■ **Your objective**: Starting at the top of the listing, extract every line up to and including the one with "0.643, 0.429, 0.429]". Pictures stay out of the copy.

■ **Given information**:
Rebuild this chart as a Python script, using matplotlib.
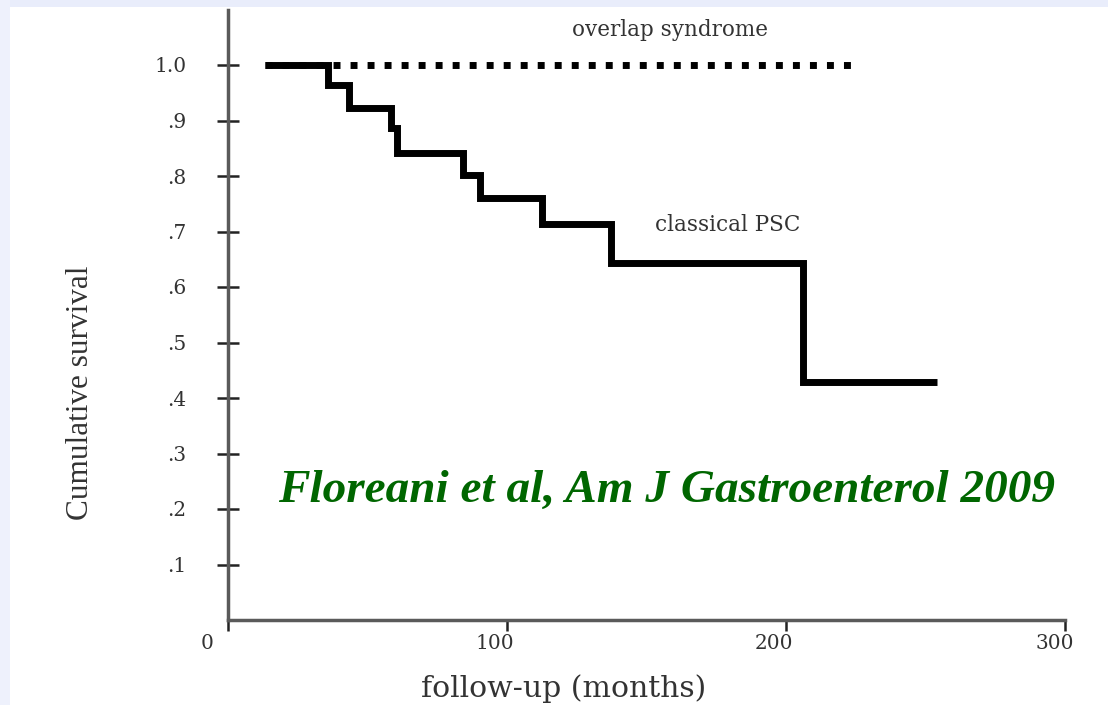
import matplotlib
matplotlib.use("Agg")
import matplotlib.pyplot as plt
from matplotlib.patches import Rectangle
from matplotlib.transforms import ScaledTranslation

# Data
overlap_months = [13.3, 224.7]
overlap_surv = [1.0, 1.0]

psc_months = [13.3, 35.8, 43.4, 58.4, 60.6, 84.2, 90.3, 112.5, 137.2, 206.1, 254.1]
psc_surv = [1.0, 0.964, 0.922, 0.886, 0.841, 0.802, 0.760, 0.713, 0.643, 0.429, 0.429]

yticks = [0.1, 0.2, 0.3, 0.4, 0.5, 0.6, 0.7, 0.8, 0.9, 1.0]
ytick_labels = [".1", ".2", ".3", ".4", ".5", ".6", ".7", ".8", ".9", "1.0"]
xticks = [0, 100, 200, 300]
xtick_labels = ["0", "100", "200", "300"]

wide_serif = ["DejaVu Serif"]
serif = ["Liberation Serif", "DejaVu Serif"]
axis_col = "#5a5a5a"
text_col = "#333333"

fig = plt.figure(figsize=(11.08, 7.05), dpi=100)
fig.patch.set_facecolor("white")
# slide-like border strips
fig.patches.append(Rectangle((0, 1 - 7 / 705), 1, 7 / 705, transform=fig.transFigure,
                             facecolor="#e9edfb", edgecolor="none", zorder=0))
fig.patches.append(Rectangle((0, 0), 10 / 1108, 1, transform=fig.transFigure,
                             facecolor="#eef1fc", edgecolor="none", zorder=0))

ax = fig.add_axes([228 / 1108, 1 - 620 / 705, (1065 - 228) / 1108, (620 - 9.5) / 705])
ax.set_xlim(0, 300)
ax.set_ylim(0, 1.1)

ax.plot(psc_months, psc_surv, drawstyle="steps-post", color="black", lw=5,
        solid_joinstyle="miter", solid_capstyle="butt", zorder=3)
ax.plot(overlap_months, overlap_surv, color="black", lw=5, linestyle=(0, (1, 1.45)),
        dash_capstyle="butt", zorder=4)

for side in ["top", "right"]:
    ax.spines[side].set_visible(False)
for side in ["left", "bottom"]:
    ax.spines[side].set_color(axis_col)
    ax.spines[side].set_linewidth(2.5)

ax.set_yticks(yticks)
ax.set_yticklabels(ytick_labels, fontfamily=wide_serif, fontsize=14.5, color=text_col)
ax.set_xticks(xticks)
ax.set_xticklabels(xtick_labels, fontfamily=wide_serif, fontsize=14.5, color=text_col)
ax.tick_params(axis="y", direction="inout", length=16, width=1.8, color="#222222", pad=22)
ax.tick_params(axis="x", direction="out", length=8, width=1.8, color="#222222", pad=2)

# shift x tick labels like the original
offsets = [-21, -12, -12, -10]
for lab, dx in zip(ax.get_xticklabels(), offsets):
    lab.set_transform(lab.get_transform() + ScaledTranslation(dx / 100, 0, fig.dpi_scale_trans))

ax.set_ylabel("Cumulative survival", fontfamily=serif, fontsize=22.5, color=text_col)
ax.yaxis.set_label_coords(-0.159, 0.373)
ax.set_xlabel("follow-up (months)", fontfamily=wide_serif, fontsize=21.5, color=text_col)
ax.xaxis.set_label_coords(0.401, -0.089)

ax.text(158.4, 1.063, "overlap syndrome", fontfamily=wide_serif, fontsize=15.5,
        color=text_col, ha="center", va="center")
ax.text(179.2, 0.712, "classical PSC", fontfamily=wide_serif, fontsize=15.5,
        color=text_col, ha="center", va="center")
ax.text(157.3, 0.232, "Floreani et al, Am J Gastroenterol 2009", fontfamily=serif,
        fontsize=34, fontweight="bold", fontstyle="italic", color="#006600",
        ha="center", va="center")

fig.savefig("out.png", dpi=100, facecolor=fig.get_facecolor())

■ **Response below**:
Rebuild this chart as a Python script, using matplotlib.
import matplotlib
matplotlib.use("Agg")
import matplotlib.pyplot as plt
from matplotlib.patches import Rectangle
from matplotlib.transforms import ScaledTranslation

# Data
overlap_months = [13.3, 224.7]
overlap_surv = [1.0, 1.0]

psc_months = [13.3, 35.8, 43.4, 58.4, 60.6, 84.2, 90.3, 112.5, 137.2, 206.1, 254.1]
psc_surv = [1.0, 0.964, 0.922, 0.886, 0.841, 0.802, 0.760, 0.713, 0.643, 0.429, 0.429]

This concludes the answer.